Cette femme est la personnification de l’Astronomie, un autre des sept arts libéraux. Dans le ciel, le dieu gréco-romain Apollon passe sur son char solaire. La mythologie classique fait ainsi son entrée dans une œuvre d’art qui vante les mérites de la science. Ça aussi, c’est typique du xviie et du xviiie siècles.
À table ! Oserions-nous presque dire. Vous découvrez ici à quoi ressemblait, dans les années 1600 et 1700, la table des bourgeois fortunés. Table qu’ils faisaient bien sûr dresser par leurs domestiques.
Mais remontons d’abord un peu dans le temps, jusqu’aux années 1500 : à l’époque, les gens mangent dans des bols en bois ou en terre cuite, ou encore dans des assiettes en étain, et ils se servent d’une cuillère et en général aussi d’un couteau. Vous voyez tout de suite que les choses ont bien changé deux siècles plus tard.
En effet, de nouveaux usages apparaissent au xviie siècle. Chacun a désormais sa propre assiette. En terre cuite, en étain, en porcelaine ou en argent. En fonction de votre richesse et des circonstances. Sur votre assiette, vous vous servez votre portion et vous mangez de plus en plus avec une fourchette, une cuillère et un couteau. Il y a aussi davantage de verres sur la table.
Sur les tables, à Bruges comme ailleurs, on constate que le monde s’agrandit. De plus en plus de matières et d’objets exotiques font leur apparition, comme de la porcelaine d’importation et du verre de Venise.
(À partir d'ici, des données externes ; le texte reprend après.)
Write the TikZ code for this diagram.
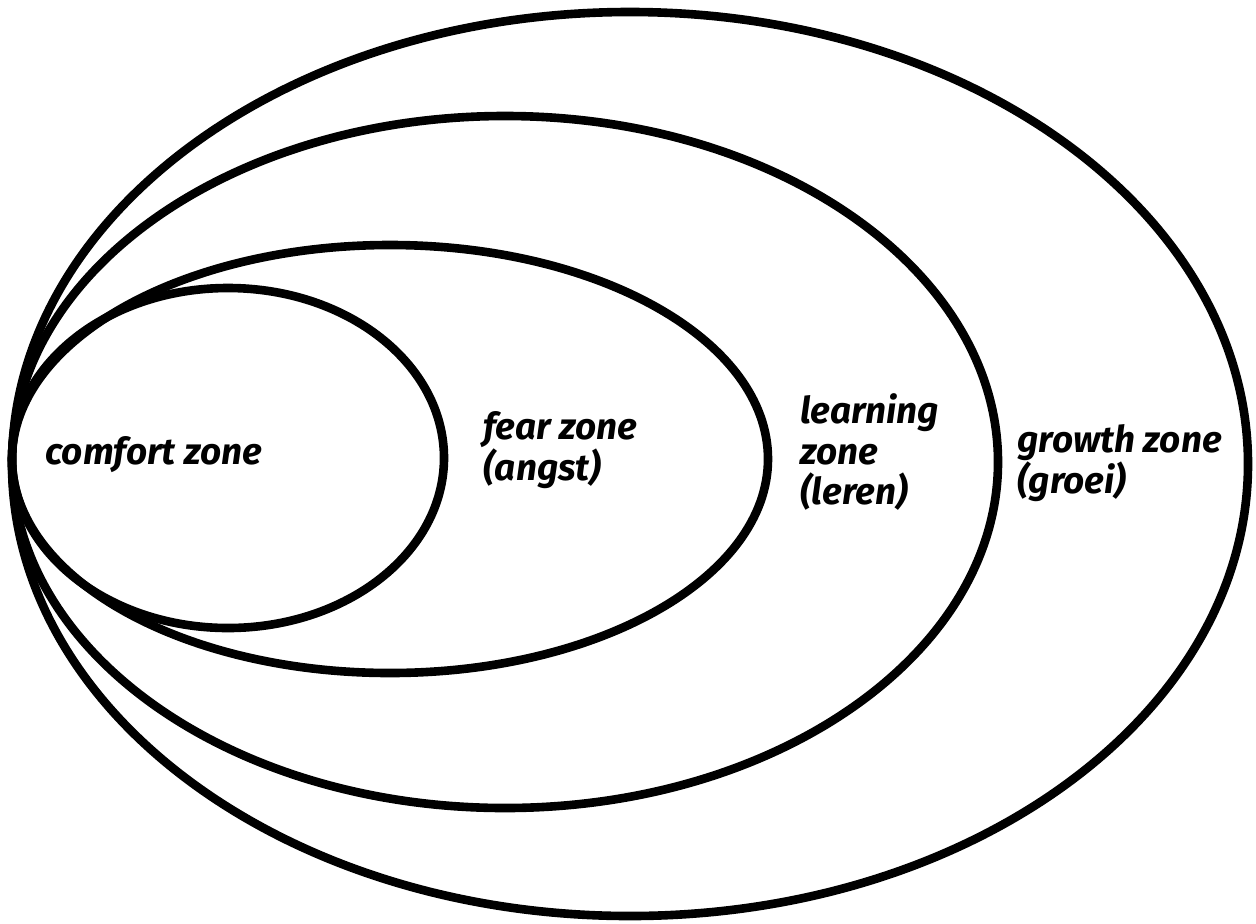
\documentclass[tikz,border=0pt]{standalone}
\usepackage{fontspec}
\setmainfont{Fira Sans}
\usepackage{tikz}
\usetikzlibrary{positioning}
\tikzset{
  zone/.style={line width=4.9pt, black},
  zonelabel/.style={anchor=west, align=left, inner sep=0pt,
    font=\fontsize{21}{23}\selectfont\bfseries\itshape}
}

\begin{document}
\begin{tikzpicture}[x=0.02cm, y=-0.02cm]
\useasboundingbox (0,0) rectangle (1256,923);

%--- nested zones, all touching at the left -----------------------------------
\draw[zone] (630,464) ellipse [x radius=618, y radius=452];
\draw[zone] (505,462) ellipse [x radius=493, y radius=346];
\draw[zone] (390,459) ellipse [x radius=378, y radius=214];
\draw[zone] (228,458) ellipse [x radius=216, y radius=170];

%--- labels -------------------------------------------------------------------
\node[zonelabel] (comfort) at (45,455) {comfort zone};
\node[zonelabel] (fear) at (483,450) {fear zone\\(angst)};
\node[zonelabel] (learning) at (800,452) {learning\\zone\\(leren)};
\node[zonelabel] (growth) at (1017,463) {growth zone\\(groei)};

\end{tikzpicture}
\end{document}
La noblesse montre l’exemple et les bourgeois fortunés suivent.
Au xviiie siècle, tout acquiert encore davantage une place fixe sur la table et les services et couverts se diversifient. Pensez par exemple aux fourchettes à dessert, couteaux à beurre, couteaux à poisson, soupière, et cetera. Tout est aussi parfaitement assorti. Cette évolution est influencée par l’étiquette française.